### What the task requires
Retype every line from the start of the data down to and including the line with "['#7B4FAA', '#17702E', '#000000', '#F01B22', '#1F4EA8']". Skip the pictures.

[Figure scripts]

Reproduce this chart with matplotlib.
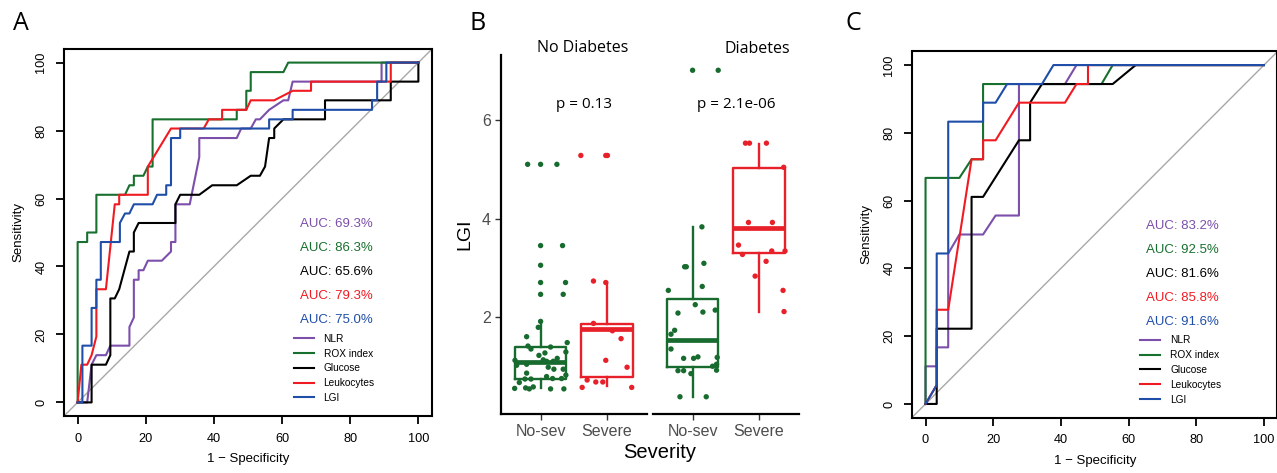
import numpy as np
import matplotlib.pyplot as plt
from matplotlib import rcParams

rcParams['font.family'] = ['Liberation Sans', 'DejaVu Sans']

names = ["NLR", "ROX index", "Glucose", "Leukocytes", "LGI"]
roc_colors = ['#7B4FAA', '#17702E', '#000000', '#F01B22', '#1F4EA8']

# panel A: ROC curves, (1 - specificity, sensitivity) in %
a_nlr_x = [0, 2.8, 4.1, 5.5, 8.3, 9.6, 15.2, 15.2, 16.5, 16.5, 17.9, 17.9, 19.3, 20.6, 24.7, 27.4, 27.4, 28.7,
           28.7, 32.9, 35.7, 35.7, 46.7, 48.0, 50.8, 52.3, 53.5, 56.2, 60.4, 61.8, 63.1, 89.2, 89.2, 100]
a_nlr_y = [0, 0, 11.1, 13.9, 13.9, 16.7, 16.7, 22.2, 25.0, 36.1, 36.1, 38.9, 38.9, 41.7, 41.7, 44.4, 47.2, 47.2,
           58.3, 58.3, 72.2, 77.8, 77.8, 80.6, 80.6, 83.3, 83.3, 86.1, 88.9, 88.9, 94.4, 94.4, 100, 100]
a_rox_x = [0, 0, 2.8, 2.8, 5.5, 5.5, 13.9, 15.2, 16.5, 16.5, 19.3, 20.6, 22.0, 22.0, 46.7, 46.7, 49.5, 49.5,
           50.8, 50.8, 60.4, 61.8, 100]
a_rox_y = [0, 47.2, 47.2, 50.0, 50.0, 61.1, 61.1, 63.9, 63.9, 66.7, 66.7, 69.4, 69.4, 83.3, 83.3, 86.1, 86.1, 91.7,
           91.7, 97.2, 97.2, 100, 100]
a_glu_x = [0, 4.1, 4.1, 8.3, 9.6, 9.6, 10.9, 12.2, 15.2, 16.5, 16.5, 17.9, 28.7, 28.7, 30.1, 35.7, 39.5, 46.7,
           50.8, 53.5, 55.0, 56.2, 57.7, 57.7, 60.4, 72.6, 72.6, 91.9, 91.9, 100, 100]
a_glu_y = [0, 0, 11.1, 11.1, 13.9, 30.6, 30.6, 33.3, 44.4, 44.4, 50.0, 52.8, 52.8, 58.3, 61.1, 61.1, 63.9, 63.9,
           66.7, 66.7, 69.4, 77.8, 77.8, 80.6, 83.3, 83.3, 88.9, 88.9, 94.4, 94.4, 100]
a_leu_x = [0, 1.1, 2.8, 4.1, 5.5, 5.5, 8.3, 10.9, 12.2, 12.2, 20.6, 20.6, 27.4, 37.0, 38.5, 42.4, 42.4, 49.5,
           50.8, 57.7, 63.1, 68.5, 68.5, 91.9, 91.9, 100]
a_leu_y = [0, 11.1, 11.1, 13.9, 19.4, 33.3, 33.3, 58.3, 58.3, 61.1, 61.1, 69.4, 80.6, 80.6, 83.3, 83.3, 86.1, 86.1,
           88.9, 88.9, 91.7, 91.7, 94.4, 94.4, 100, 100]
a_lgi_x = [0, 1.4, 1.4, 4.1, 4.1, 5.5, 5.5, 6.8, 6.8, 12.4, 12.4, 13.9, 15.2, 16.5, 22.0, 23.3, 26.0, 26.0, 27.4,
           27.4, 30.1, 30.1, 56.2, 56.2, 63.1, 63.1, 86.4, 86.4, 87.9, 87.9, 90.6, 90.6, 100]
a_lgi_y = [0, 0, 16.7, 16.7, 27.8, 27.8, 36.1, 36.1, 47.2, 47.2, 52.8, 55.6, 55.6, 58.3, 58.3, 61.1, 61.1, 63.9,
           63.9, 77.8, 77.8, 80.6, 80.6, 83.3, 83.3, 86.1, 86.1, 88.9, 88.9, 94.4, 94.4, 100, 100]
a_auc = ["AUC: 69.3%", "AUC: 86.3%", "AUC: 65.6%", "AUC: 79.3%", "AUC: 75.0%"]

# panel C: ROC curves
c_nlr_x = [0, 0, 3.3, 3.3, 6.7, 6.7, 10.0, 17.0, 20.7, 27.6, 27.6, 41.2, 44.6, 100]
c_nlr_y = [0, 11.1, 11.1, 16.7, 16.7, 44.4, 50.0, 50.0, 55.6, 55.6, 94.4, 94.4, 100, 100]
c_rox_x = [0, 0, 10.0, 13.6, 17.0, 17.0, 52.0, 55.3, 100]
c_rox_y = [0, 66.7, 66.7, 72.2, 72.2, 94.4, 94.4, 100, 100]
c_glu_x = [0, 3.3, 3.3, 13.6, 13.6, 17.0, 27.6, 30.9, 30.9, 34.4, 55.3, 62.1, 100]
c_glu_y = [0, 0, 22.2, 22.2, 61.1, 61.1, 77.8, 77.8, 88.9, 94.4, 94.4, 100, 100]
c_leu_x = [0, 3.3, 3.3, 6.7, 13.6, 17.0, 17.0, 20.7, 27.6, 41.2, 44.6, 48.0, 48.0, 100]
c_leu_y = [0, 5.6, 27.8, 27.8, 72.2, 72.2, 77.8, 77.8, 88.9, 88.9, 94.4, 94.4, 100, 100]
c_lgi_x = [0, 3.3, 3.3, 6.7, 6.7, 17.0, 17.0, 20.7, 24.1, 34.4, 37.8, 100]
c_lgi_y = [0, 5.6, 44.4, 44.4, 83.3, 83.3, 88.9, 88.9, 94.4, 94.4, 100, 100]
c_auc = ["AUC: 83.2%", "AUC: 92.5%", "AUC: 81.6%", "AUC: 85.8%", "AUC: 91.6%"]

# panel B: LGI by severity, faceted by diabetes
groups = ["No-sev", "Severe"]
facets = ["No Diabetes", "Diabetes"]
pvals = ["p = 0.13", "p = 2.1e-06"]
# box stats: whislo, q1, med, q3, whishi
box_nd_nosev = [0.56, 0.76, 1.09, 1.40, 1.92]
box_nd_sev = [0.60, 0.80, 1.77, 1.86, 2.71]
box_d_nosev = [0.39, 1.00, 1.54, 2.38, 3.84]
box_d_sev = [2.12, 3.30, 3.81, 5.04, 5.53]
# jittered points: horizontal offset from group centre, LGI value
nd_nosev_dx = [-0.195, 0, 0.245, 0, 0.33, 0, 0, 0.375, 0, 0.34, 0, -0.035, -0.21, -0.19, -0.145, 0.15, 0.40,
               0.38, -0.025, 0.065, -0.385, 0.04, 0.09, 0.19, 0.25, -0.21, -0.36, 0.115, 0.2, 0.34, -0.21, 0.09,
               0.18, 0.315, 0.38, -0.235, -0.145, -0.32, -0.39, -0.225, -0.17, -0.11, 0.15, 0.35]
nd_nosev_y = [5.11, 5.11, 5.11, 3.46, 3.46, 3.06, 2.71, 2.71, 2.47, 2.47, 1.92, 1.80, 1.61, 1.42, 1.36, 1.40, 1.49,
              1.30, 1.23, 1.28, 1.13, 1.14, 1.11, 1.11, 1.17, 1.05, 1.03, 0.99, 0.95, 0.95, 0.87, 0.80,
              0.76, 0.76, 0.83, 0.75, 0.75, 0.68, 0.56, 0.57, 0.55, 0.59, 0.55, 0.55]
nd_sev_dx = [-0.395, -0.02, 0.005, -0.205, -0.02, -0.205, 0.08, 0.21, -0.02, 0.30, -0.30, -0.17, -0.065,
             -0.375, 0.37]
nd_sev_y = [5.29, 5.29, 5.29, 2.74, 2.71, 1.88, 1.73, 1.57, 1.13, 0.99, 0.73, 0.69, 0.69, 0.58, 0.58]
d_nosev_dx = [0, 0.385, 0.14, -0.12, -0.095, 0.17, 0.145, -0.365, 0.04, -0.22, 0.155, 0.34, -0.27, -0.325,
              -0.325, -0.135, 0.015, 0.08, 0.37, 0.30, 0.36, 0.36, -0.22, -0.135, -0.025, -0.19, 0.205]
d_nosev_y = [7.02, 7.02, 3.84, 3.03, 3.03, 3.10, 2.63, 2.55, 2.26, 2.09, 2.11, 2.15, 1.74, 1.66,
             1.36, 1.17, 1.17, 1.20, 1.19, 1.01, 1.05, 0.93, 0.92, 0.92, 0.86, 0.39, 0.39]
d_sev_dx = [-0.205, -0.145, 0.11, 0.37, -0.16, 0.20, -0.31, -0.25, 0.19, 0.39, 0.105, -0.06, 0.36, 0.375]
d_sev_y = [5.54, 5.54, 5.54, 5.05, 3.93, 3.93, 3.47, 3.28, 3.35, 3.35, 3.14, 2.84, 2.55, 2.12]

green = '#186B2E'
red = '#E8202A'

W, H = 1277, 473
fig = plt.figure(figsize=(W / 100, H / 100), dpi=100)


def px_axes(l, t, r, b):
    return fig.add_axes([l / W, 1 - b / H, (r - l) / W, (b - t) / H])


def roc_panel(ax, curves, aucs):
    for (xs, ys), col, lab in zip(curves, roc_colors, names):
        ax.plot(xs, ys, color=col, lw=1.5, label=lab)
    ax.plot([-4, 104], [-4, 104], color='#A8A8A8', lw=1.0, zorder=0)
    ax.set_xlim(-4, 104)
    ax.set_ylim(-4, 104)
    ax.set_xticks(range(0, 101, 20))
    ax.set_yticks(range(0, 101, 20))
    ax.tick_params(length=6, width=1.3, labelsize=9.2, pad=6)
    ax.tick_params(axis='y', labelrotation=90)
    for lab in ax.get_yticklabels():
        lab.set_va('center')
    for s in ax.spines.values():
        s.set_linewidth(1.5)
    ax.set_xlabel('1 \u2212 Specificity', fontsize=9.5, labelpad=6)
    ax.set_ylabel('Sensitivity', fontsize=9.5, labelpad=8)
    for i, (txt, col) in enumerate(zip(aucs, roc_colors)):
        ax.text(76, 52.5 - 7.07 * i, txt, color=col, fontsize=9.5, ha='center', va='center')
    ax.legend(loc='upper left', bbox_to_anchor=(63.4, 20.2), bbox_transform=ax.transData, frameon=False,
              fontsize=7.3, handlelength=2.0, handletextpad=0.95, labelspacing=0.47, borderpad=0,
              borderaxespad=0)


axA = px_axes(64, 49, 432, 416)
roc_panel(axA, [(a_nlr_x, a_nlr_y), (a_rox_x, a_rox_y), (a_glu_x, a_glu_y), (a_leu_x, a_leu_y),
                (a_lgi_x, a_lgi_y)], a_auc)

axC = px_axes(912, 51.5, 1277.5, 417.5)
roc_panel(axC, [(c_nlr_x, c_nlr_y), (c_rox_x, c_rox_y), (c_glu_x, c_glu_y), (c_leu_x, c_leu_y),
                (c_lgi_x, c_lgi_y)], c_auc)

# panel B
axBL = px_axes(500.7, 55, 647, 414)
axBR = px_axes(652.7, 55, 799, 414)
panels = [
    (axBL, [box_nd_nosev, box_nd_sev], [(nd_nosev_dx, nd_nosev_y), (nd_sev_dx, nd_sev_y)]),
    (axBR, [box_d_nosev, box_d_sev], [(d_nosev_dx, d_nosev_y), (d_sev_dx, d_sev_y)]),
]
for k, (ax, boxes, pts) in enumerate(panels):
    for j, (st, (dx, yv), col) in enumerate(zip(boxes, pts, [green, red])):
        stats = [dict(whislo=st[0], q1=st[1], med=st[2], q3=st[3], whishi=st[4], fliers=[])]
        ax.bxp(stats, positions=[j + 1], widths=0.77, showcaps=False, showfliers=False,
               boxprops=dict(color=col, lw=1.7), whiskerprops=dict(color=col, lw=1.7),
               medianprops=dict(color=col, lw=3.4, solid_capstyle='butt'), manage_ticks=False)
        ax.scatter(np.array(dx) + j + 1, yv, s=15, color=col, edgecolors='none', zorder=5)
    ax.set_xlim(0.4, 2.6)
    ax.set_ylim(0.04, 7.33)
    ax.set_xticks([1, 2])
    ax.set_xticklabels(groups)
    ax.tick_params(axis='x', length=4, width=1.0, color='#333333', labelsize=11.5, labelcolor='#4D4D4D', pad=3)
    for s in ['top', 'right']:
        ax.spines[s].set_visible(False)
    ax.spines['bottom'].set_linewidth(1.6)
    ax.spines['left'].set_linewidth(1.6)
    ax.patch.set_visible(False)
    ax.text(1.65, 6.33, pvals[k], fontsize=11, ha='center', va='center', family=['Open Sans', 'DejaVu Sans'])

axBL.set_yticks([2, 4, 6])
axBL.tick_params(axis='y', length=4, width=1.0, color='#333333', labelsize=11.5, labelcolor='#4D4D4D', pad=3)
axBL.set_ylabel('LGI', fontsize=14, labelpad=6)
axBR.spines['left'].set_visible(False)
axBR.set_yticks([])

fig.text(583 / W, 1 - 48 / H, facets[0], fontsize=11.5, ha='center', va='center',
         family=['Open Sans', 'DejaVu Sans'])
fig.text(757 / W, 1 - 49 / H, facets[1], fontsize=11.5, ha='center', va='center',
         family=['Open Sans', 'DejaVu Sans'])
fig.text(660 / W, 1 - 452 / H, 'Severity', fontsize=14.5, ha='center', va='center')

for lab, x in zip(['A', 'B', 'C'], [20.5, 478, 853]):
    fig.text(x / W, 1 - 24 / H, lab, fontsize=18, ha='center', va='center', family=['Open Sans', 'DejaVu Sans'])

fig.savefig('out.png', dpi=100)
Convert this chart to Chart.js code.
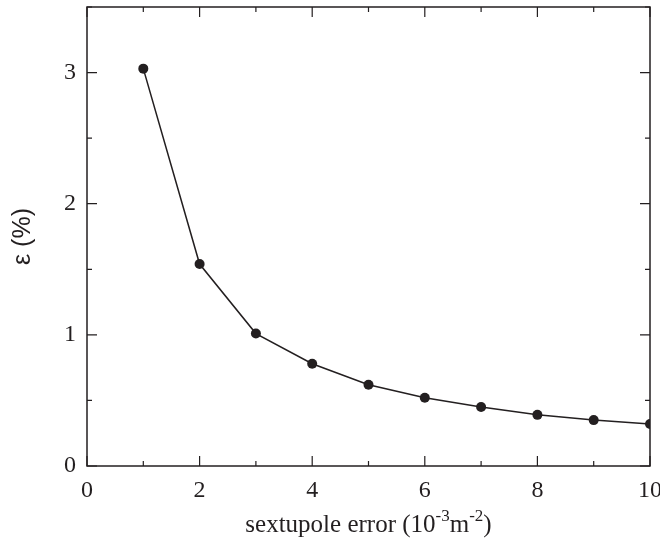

### Exercise response
Reproduce this chart with matplotlib.
import numpy as np
import matplotlib.pyplot as plt
from matplotlib import rcParams

rcParams['font.family'] = ['Liberation Sans', 'DejaVu Sans']

names = ["NLR", "ROX index", "Glucose", "Leukocytes", "LGI"]
roc_colors = ['#7B4FAA', '#17702E', '#000000', '#F01B22', '#1F4EA8']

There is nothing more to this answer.